On the other hand, Ram* bought his current home about 10 years ago for a slightly different reason. He explained, “All my elders, as well as the people whom I look up to, told me I should get a house before I turn 30 because it’s a good form of investment. So that’s what I did.”
Home ownership is a hot topic among Malaysians as some of us feel the pressure or need to own a house as soon as possible. The reasons for it are similar to those listed above, which all boils down to one thing – expectations from our parents, elders, and society in general.
Why is home ownership so important to our elders?
A long time ago, landowners were either royalty or their nobles. These people would then allocate pieces of that land to farmers, whose job was to harvest crops and raise cattle for the landowners. In return, the farmers get to build houses on the allocated plot and call it home.
However, the farmers do not own the land or the houses built on it. These technically belonged to the nobles. The farmers could spend years working and living there, but the fate of their living arrangements was still at the mercy of the landowners.
This changed later with the birth of rich merchants, who could afford to buy land and buildings from the nobles. Only then could the non-ruling class be the ultimate decision makers of their place of residence.
As such, home ownership is traditionally associated with stability and security. Owning a house means you don’t need to worry about not having a roof over your head – a sentiment shared by people of our parents’ generation.
For the younger generation, renting seems to be the more appealing option
Malaysia is said to be experiencing a renters market situation currently, and you could stand to save more by renting instead of buying a home. Aside from the price war, landlords will have to compete with co-living companies that offer shorter lock-in period.
The fact that Malaysian houses are deemed “seriously unaffordable” by Bank Negara also makes renting the only wallet-friendly option at the moment.
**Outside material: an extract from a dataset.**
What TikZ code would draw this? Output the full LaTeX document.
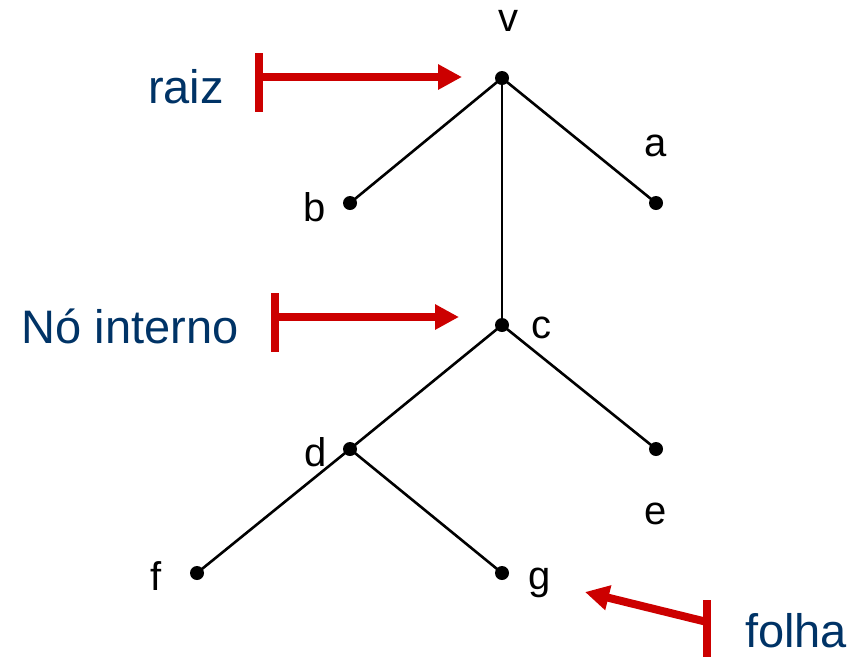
\documentclass[tikz,border=0pt]{standalone}
\usepackage{fontspec}
\setmainfont{Liberation Sans}
\usetikzlibrary{arrows.meta}
\definecolor{navy}{HTML}{003366}
\definecolor{redarrow}{HTML}{CC0000}
\tikzset{
  vert/.style={circle,fill=black,inner sep=0pt,minimum size=14pt},
  edge/.style={line width=2.6pt,black},
  lbl/.style={font=\fontsize{40}{40}\selectfont,inner sep=0pt},
  blue/.style={font=\fontsize{47}{47}\selectfont,text=navy,inner sep=0pt},
  tippointer/.style={line width=8pt,redarrow,-{Triangle[length=24pt,width=24pt]}},
  redbar/.style={line width=8pt,redarrow}
}
\begin{document}
\begin{tikzpicture}[x=1pt,y=-1pt]
\useasboundingbox (0,0) rectangle (862,657);
% vertices
\node[vert] (v) at (502,78) {};
\node[vert] (b) at (350,203) {};
\node[vert] (a) at (656,203) {};
\node[vert] (c) at (502,325) {};
\node[vert] (d) at (350,449) {};
\node[vert] (e) at (656,449) {};
\node[vert] (f) at (197,573) {};
\node[vert] (g) at (502,573) {};
% edges
\draw[edge] (v.center) -- (b.center);
\draw[edge] (v.center) -- (a.center);
\draw[edge] (v.center) -- (c.center);
\draw[edge] (c.center) -- (d.center);
\draw[edge] (c.center) -- (e.center);
\draw[edge] (d.center) -- (f.center);
\draw[edge] (d.center) -- (g.center);
% labels
\node[lbl] (lv) at (508,21) {v};
\node[lbl] (lb) at (315,207) {b};
\node[lbl] (la) at (656,146) {a};
\node[lbl] (lc) at (541,328) {c};
\node[lbl] (ld) at (316,452) {d};
\node[lbl] (le) at (656,514) {e};
\node[lbl] (lf) at (156,576) {f};
\node[lbl] (lg) at (540,583) {g};
% blue texts
\node[blue] (raiz) at (186,87) {raiz};
\node[blue] (interno) at (130,326) {Nó interno};
\node[blue] (folha) at (796,631) {folha};
% red pointers
\coordinate (r1) at (259,77);
\coordinate (r1t) at (462,77);
\coordinate (r1a) at (259,53);
\coordinate (r1b) at (259,112);
\coordinate (r2) at (275,317);
\coordinate (r2t) at (459,317);
\coordinate (r2a) at (275,293);
\coordinate (r2b) at (275,352);
\coordinate (r3) at (707,622);
\coordinate (r3t) at (585,592);
\coordinate (r3a) at (707,600);
\coordinate (r3b) at (707,657);
\draw[tippointer] (r1) -- (r1t);
\draw[redbar] (r1a) -- (r1b);
\draw[tippointer] (r2) -- (r2t);
\draw[redbar] (r2a) -- (r2b);
\draw[tippointer] (r3) -- (r3t);
\draw[redbar] (r3a) -- (r3b);
\end{tikzpicture}
\end{document}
For Amirah* and her husband, they would only consider buying a house if they have money to spare. “Even if we were to have children, we still won’t be buying a house. I feel that it’s more important to use that money for the children’s food and education. The condo we’re renting now isn’t too expensive and is spacious enough for us to start a family,” she said.
Meng* also thinks it’s better to rent as he appreciates the flexibility. He sees buying a house as a long-term commitment, which he isn’t ready for right now.
But there are those who still prefer to buy a house
It’s worth to note that as of today, there is no law that governs the rental market in Malaysia. The signed tenancy agreement would be used to settle any disputes between a landlord and tenant.
So, it’s still up to your landlord to set the terms of your tenancy contract.
This is why renting was never an option for Emily*, “I don’t like the idea of being in a space that’s not my own. Also, there may be too many rules that I need to follow, so I cannot decorate the place as I like.”
For the financially savvy bunch, a house can always be turned into an investment opportunity. Joon* said that she would buy a house if she had the money as not only can she live in it, she can also rent it out or sell it. “If I can afford it lah,” she emphasised.
It all comes down to personal preference and financial capability
There’s no right or wrong when it comes to home ownership – but you do need to have a place to live as shelter is a basic human need.
If flexibility is more important for you, then renting would be the best option. If you prefer stability and security, then you should look for a house that suits your lifestyle and budget.
The government and property developers are also working together to make housing more affordable. There’s the Home Ownership Campaign where developers like Platinum Victory are offering a 10% discount on selected properties; and the Sabah government recently announced that they’ve allocated RM4.8 million for their affordable housing programme as well.
Just because everyone says that you should own your first home by a certain age, it doesn’t mean that you have to. It’s fine to set a milestone that suits your lifestyle and arrive at it in your own time.
So yeah, take your time guys.
*Names have been changed to respect their privacy.